To reduce the risk of importing Covid-19 cases from the U.S. and to minimize the time travelers spend in the country, the Canada Border Services Agency (CBSA) announced the following rules for foreign nationals traveling through Canada to Alaska, in a July 30 press release. As of July 31, travelers must:
Enter Canada at one of the five identified CBSA ports of entry:
-Abbotsford-Huntingdon (British Columbia)
-Kingsgate (British Columbia)
-North Portal (Saskatchewan)
-Osoyoos (British Columbia)
-Will be allowed a reasonable period of time to carry out
-Will be limited to travel within Canada using the most direct route from the point of entry to the intended point of exit, while avoiding all national parks, leisure sites and tourism activities
-Will be required, before entering the U.S., to report to the nearest CBSA point of entry to confirm their exit from Canada
Previously, Americans could travel through Canada, to or from Alaska, if they could satisfy a border services officer that they were traveling for non-discretionary purposes and did not exhibit any signs of Covid-19 symptoms. Examples of non-discretionary travel, according to the Canadian government’s website, include work and study, critical infrastructure support, economic services and supply chain, and health, immediate medical care, safety and security.
Travelers will also be issued a “hang tag” to attach to their rear view mirror for the duration of their trip to or from Alaska that will help border agents enforce compliance. The tag will include the conditions imposed upon entry, public health and safety measures to follow and the date they must depart Canada.

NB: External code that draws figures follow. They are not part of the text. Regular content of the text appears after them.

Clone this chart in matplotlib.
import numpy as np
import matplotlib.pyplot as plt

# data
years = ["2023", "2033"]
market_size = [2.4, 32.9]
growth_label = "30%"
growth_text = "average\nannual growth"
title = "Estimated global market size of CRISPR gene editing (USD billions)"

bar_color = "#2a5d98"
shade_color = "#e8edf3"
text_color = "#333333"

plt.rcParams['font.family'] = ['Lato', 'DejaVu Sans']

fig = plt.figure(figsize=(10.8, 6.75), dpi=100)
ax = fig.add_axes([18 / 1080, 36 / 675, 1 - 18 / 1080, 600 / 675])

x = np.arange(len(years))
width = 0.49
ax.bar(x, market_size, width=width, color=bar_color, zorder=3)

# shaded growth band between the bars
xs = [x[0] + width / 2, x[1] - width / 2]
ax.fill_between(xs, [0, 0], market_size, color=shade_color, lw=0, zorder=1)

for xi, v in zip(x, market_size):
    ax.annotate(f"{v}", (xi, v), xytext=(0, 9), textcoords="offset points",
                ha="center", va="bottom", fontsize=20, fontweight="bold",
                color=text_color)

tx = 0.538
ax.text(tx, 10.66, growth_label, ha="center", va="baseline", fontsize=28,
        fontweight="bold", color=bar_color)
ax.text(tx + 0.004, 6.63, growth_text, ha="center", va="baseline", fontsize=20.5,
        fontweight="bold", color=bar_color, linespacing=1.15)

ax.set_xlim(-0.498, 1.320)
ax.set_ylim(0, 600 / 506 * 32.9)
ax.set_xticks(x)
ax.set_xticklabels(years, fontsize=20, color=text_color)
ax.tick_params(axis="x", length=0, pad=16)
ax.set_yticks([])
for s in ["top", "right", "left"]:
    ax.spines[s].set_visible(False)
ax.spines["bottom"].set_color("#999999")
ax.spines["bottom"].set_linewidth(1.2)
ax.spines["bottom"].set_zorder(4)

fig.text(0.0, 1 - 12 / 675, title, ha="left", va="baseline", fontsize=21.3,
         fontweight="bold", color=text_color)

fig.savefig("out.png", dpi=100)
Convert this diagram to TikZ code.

The increased restrictions came after at least nine Americans were each fined $1,000 for violating the Quarantine Act in Canada throughout July.
All travelers must satisfy a border service officer that they meet the requirements for entry into Canada and are encouraged to have documentation that will demonstrate their purpose of travel when entering the country.
The press release states that providing false information to a border service officer may lead to consequences such as being denied entry and/or being banned from returning to Canada.